State Law & the Uniform Electronic Transactions Act

State law can govern an electronic transaction entered into with online customers or website users. Many States have adopted the UETA.  Only Illinois, New York, and Washington State have not enacted UETA, but each of those states has adopted its own electronic signatures statute. The UETA provides rules and regulations for conducting electronic transactions over the internet. The law is designed to support and facilitate the use of electronic media so parties may freely conduct transactions electronically. Most types of transactions conducted over the internet will fall under the scope of the Act since it defines “commerce” broadly.


In an effort to summarize the UETA, it basically provides for the following:

  • An electronic record or signature is not prohibited only because it is in electronic form;
  • A contract that was formed electronically (such as by email) is not unenforceable for only that reason;
  • An electronic writing satisfies the statute of frauds (or any other law requiring a written document for legal validity).

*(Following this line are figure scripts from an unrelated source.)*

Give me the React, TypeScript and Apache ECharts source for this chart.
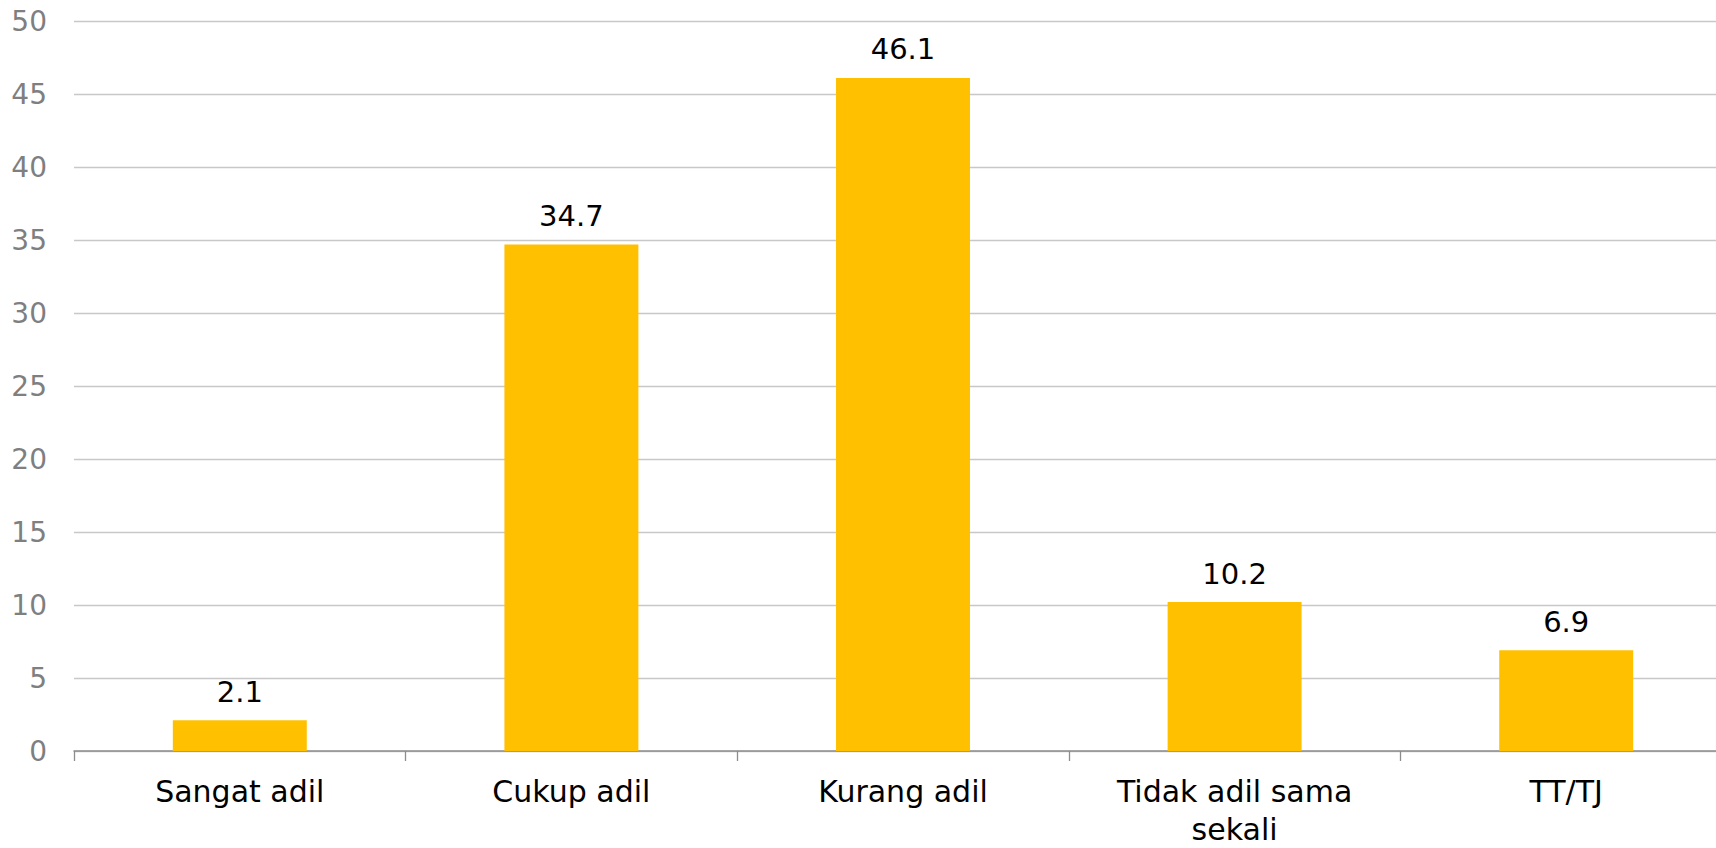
import React, { useEffect, useRef } from "react";
import * as echarts from "echarts";

const categories = ["Sangat adil", "Cukup adil", "Kurang adil", "Tidak adil sama\nsekali", "TT/TJ"];
const values = [2.1, 34.7, 46.1, 10.2, 6.9];
const yTicks = { min: 0, max: 50, interval: 5 };

const FONT = "'DejaVu Sans', 'Noto Sans', sans-serif";

export default function App() {
  const ref = useRef<HTMLDivElement>(null);
  useEffect(() => {
    if (!ref.current) return;
    const chart = echarts.init(ref.current, undefined, { renderer: "svg" });
    chart.setOption({
      animation: false,
      backgroundColor: "#ffffff",
      textStyle: { fontFamily: FONT },
      grid: { left: 74, right: 8, top: 21, bottom: 95, containLabel: false },
      xAxis: {
        type: "category",
        data: categories,
        axisLine: { lineStyle: { color: "#8c8c8c", width: 1.5 } },
        axisTick: { show: true, alignWithLabel: false, length: 10, lineStyle: { color: "#8c8c8c", width: 1.3 } },
        axisLabel: {
          color: "#000000",
          fontSize: 30,
          fontFamily: FONT,
          margin: 21,
          lineHeight: 38,
          interval: 0,
        },
      },
      yAxis: {
        type: "value",
        min: yTicks.min,
        max: yTicks.max,
        interval: yTicks.interval,
        axisLine: { show: false },
        axisTick: { show: false },
        splitLine: { lineStyle: { color: "#c8c8c8", width: 1.3 } },
        axisLabel: { color: "#7f7f7f", fontSize: 28, fontFamily: FONT, margin: 27 },
      },
      series: [
        {
          type: "bar",
          data: values,
          barWidth: "40.4%",
          itemStyle: { color: "#FFC000" },
          label: {
            show: true,
            position: "top",
            distance: 14,
            color: "#000000",
            fontSize: 29,
            fontFamily: FONT,
            formatter: (p: any) => p.value.toFixed(1),
          },
        },
      ],
    });
    return () => chart.dispose();
  }, []);
  return (
    <div style={{ position: "absolute", left: 0, top: 0, width: 1716, height: 848, overflow: "hidden" }}>
      <div ref={ref} style={{ width: 1740, height: 848 }} />
    </div>
  );
}
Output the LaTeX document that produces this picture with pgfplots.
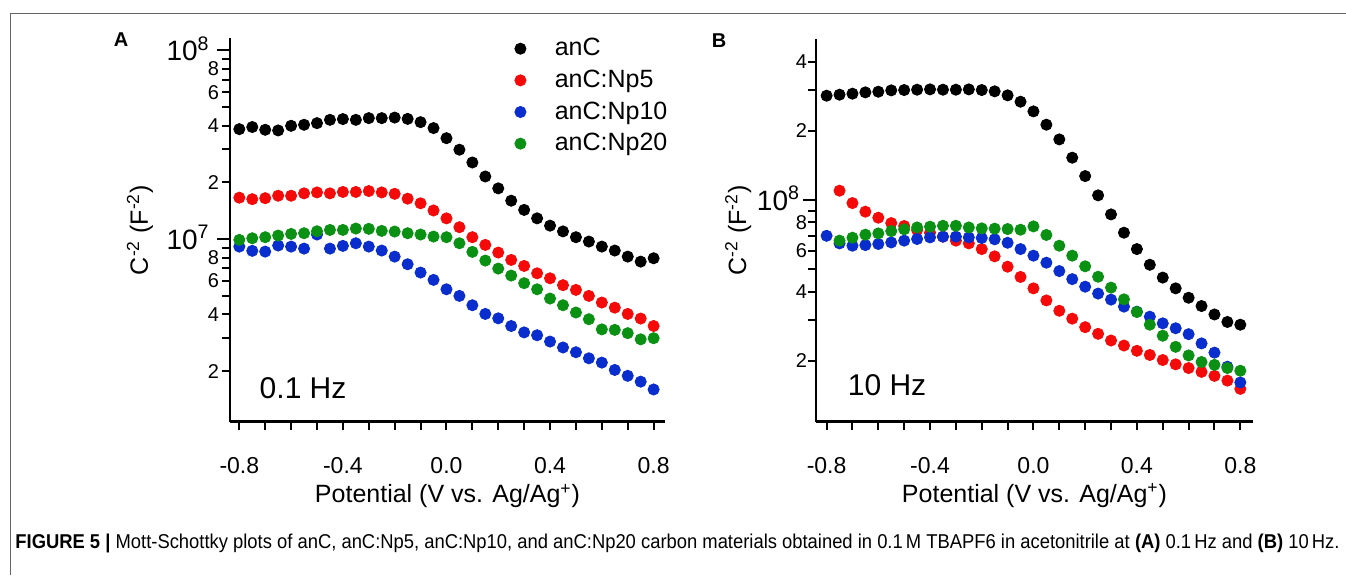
\documentclass[border=0pt]{standalone}
\usepackage{fontspec}
\setmainfont{Liberation Sans}
\usepackage{graphicx}
\usepackage{pgfplots}
\pgfplotsset{compat=1.18}
\usepackage{pgfplotstable}

\definecolor{sred}{RGB}{245,10,10}
\definecolor{sblue}{RGB}{10,45,205}
\definecolor{sgreen}{RGB}{10,145,20}

% 0.1 Hz
\pgfplotstableread{
x     anc      np5      np10     np20
-0.80 3.83e7   1.66e7   9.14e6   9.92e6
-0.75 3.93e7   1.63e7   8.68e6   1.012e7
-0.70 3.80e7   1.65e7   8.60e6   1.025e7
-0.65 3.77e7   1.70e7   9.26e6   1.046e7
-0.60 3.99e7   1.70e7   9.14e6   1.067e7
-0.55 4.04e7   1.75e7   8.92e6   1.076e7
-0.50 4.12e7   1.77e7   1.059e7  1.102e7
-0.45 4.29e7   1.75e7   8.92e6   1.12e7
-0.40 4.33e7   1.78e7   9.22e6   1.12e7
-0.35 4.29e7   1.78e7   9.52e6   1.139e7
-0.30 4.38e7   1.80e7   9.14e6   1.135e7
-0.25 4.38e7   1.77e7   8.71e6   1.107e7
-0.20 4.41e7   1.74e7   8.09e6   1.098e7
-0.15 4.34e7   1.64e7   7.37e6   1.076e7
-0.10 4.17e7   1.55e7   6.66e6   1.059e7
-0.05 3.88e7   1.42e7   6.09e6   1.033e7
0.00  3.43e7   1.29e7   5.43e6   1.025e7
0.05  2.98e7   1.158e7  5.01e6   9.52e6
0.10  2.55e7   1.025e7  4.47e6   8.57e6
0.15  2.15e7   9.33e6   4.02e6   7.71e6
0.20  1.86e7   8.50e6   3.81e6   6.99e6
0.25  1.60e7   7.77e6   3.47e6   6.42e6
0.30  1.43e7   7.22e6   3.21e6   5.85e6
0.35  1.29e7   6.60e6   3.10e6   5.43e6
0.40  1.18e7   6.21e6   2.87e6   4.85e6
0.45  1.10e7   5.71e6   2.67e6   4.47e6
0.50  1.025e7  5.39e6   2.52e6   4.09e6
0.55  9.72e6   5.01e6   2.34e6   3.77e6
0.60  9.14e6   4.62e6   2.22e6   3.33e6
0.65  8.71e6   4.34e6   2.03e6   3.31e6
0.70  8.09e6   4.02e6   1.89e6   3.18e6
0.75  7.61e6   3.80e6   1.76e6   2.95e6
0.80  7.93e6   3.47e6   1.60e6   2.99e6
}\dataA

% 10 Hz
\pgfplotstableread{
x     anc      np5      np10     np20
-0.80 2.842e8  nan      6.99e7   nan
-0.75 2.871e8  1.098e8  6.48e7   6.66e7
-0.70 2.900e8  9.70e7   6.33e7   6.86e7
-0.65 2.939e8  8.90e7   6.37e7   7.07e7
-0.60 2.958e8  8.38e7   6.44e7   7.16e7
-0.55 2.998e8  7.94e7   6.54e7   7.33e7
-0.50 3.008e8  7.71e7   6.66e7   7.46e7
-0.45 3.018e8  7.41e7   6.77e7   7.60e7
-0.40 3.028e8  7.21e7   6.88e7   7.66e7
-0.35 3.018e8  6.93e7   6.93e7   7.73e7
-0.30 3.018e8  6.66e7   6.93e7   7.73e7
-0.25 3.028e8  6.48e7   6.88e7   7.60e7
-0.20 3.008e8  6.12e7   6.84e7   7.53e7
-0.15 2.969e8  5.69e7   6.75e7   7.51e7
-0.10 2.852e8  5.13e7   6.52e7   7.48e7
-0.05 2.676e8  4.63e7   6.12e7   7.43e7
0.00  2.429e8  4.13e7   5.73e7   7.68e7
0.05  2.126e8  3.66e7   5.34e7   7.05e7
0.10  1.835e8  3.30e7   4.91e7   6.33e7
0.15  1.528e8  3.05e7   4.53e7   5.73e7
0.20  1.271e8  2.80e7   4.20e7   5.15e7
0.25  1.048e8  2.62e7   3.92e7   4.64e7
0.30  8.66e7   2.45e7   3.69e7   4.16e7
0.35  7.21e7   2.33e7   3.44e7   3.70e7
0.40  6.12e7   2.21e7   3.27e7   3.26e7
0.45  5.23e7   2.12e7   3.11e7   2.87e7
0.50  4.60e7   2.015e7  2.91e7   2.57e7
0.55  4.13e7   1.93e7   2.77e7   2.30e7
0.60  3.76e7   1.86e7   2.61e7   2.11e7
0.65  3.46e7   1.79e7   2.38e7   1.976e7
0.70  3.18e7   1.72e7   2.17e7   1.92e7
0.75  2.95e7   1.64e7   1.885e7  1.86e7
0.80  2.87e7   1.51e7   1.61e7   1.81e7
}\dataB

\begin{document}
\begin{tikzpicture}
\useasboundingbox (0,0) rectangle (673pt,287.5pt);
\draw[line width=0.5pt, black!60] (5pt,0pt) -- (5pt,281pt) -- (673pt,281pt);

% (A) 0.1 Hz
\begin{axis}[
  at={(115pt,76.65pt)}, anchor=south west,
  scale only axis,
  width=217.5pt, height=191.7pt,
  ymode=log,
  xmin=-0.836, xmax=0.844,
  ymin=1.08e6, ymax=1.16e8,
  axis x line*=bottom,
  axis y line*=left,
  axis line style={-, line width=1.3pt},
  tick align=outside,
  tick style={line width=1pt, black},
  major tick length=6.5pt,
  minor tick length=4pt,
  xtick style={/pgfplots/major tick length=4pt},
  xtick={-0.8,-0.4,0,0.4,0.8},
  xticklabels={-0.8,-0.4,0.0,0.4,0.8},
  minor xtick={-0.7,-0.6,-0.5,-0.3,-0.2,-0.1,0.1,0.2,0.3,0.5,0.6,0.7},
  xticklabel style={font=\fontsize{11.5}{13}\selectfont, yshift=-8pt},
  ytick={1e7,1e8},
  yticklabels={10\textsuperscript{7},10\textsuperscript{8}},
  yticklabel style={font=\fontsize{14}{16}\selectfont, anchor=base east,
    inner sep=0pt, xshift=-3.5pt, yshift=-5pt},
  minor ytick={3e6,5e6,7e6,9e6,3e7,5e7,7e7,9e7},
  extra y ticks={2e6,4e6,6e6,8e6,2e7,4e7,6e7,8e7},
  extra y tick labels={2,4,6,8,2,4,6,8},
  % shifts add up with the ones above
  extra y tick style={
    ytick style={/pgfplots/major tick length=4pt},
    yticklabel style={font=\fontsize{10}{11}\selectfont, anchor=east,
      xshift=4.7pt, yshift=5pt},
  },
  xlabel={Potential (V vs. Ag/Ag\textsuperscript{+})},
  ylabel={C\textsuperscript{-2} (F\textsuperscript{-2})},
  label style={font=\fontsize{12.5}{14}\selectfont},
  xlabel style={at={(axis description cs:0.5,-0.194)}, anchor=center},
  ylabel style={at={(axis description cs:-0.207,0.5)}, anchor=center},
  clip=false,
  legend style={at={(axis description cs:0.652,1.011)}, anchor=north west,
    draw=none, fill=none, inner sep=0pt,
    font=\fontsize{12.5}{14}\selectfont, row sep=1.6pt},
  legend cell align=left,
  legend image code/.code={\draw[#1] plot coordinates {(0pt,0pt)}; \path (-3pt,0pt) (15pt,0pt);},
]
\addplot[only marks, mark=*, mark size=2.8pt, black] table[x=x, y=anc] {\dataA};
\addlegendentry{anC}
\addplot[only marks, mark=*, mark size=2.8pt, sred] table[x=x, y=np5] {\dataA};
\addlegendentry{anC:Np5}
\addplot[only marks, mark=*, mark size=2.8pt, sblue] table[x=x, y=np10] {\dataA};
\addlegendentry{anC:Np10}
\addplot[only marks, mark=*, mark size=2.8pt, sgreen] table[x=x, y=np20] {\dataA};
\addlegendentry{anC:Np20}
\node[anchor=center, font=\fontsize{15}{17}\selectfont] at (axis description cs:0.168,0.088) {0.1 Hz};
\end{axis}

% (B) 10 Hz
\begin{axis}[
  at={(408pt,76.65pt)}, anchor=south west,
  scale only axis,
  width=218.5pt, height=191.2pt,
  ymode=log,
  xmin=-0.841, xmax=0.849,
  ymin=1.087e7, ymax=5.0e8,
  axis x line*=bottom,
  axis y line*=left,
  axis line style={-, line width=1.3pt},
  tick align=outside,
  tick style={line width=1pt, black},
  major tick length=6.5pt,
  minor tick length=4pt,
  xtick style={/pgfplots/major tick length=4pt},
  xtick={-0.8,-0.4,0,0.4,0.8},
  xticklabels={-0.8,-0.4,0.0,0.4,0.8},
  minor xtick={-0.7,-0.6,-0.5,-0.3,-0.2,-0.1,0.1,0.2,0.3,0.5,0.6,0.7},
  xticklabel style={font=\fontsize{11.5}{13}\selectfont, yshift=-8pt},
  ytick={1e8},
  yticklabels={10\textsuperscript{8}},
  yticklabel style={font=\fontsize{14}{16}\selectfont, anchor=base east,
    inner sep=0pt, xshift=-1.3pt, yshift=-5pt},
  minor ytick={3e7,5e7,7e7,9e7,3e8},
  extra y ticks={2e7,4e7,6e7,8e7,2e8,4e8},
  extra y tick labels={2,4,6,8,2,4},
  extra y tick style={
    ytick style={/pgfplots/major tick length=4pt},
    yticklabel style={font=\fontsize{10}{11}\selectfont, anchor=east,
      xshift=3.5pt, yshift=5pt},
  },
  xlabel={Potential (V vs. Ag/Ag\textsuperscript{+})},
  ylabel={C\textsuperscript{-2} (F\textsuperscript{-2})},
  label style={font=\fontsize{12.5}{14}\selectfont},
  xlabel style={at={(axis description cs:0.5,-0.194)}, anchor=center},
  ylabel style={at={(axis description cs:-0.178,0.5)}, anchor=center},
  clip=false,
]
\addplot[only marks, mark=*, mark size=2.8pt, black] table[x=x, y=anc] {\dataB};
\addplot[only marks, mark=*, mark size=2.8pt, sred] table[x=x, y=np5] {\dataB};
\addplot[only marks, mark=*, mark size=2.8pt, sblue] table[x=x, y=np10] {\dataB};
\addplot[only marks, mark=*, mark size=2.8pt, sgreen] table[x=x, y=np20] {\dataB};
\node[anchor=center, font=\fontsize{15}{17}\selectfont] at (axis description cs:0.1625,0.096) {10 Hz};
\end{axis}

\node[font=\bfseries\fontsize{10}{12}\selectfont] at (60.5pt,267.5pt) {A};
\node[font=\bfseries\fontsize{10}{12}\selectfont] at (359.5pt,267pt) {B};

\node[anchor=base west, inner sep=0pt] at (7.5pt,13.5pt) {\resizebox{662pt}{\height}{\fontsize{10}{12}\selectfont
\textbf{FIGURE 5 |} Mott-Schottky plots of anC, anC:Np5, anC:Np10, and anC:Np20 carbon materials obtained in 0.1\,M TBAPF6 in acetonitrile at \textbf{(A)} 0.1\,Hz and \textbf{(B)} 10\,Hz.}};
\end{tikzpicture}
\end{document}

An electronic signature (as defined under the Act) satisfies any law requiring a written signature. The UETA defines “electronic signature” as an “electronic sound, symbol, or process associated with a record and executed or adopted by a person with the intent to sign the record.” The definition of electronic signature includes the “standard webpage click-through process.”  This means that when a customer goes through the entire process of ordering goods through the internet and then clicks on an ‘I agree’ button, or similar button, the customer has legally adopted the “process” and has then signified their intent of receiving goods and becoming liable to pay for them. Once the customer has completed the entire process by clicking on an ‘I agree’ or similar button, the customer is legally bound to pay for those goods (or services). The customer has provided an electronic signature, which assents to the transaction under the UETA.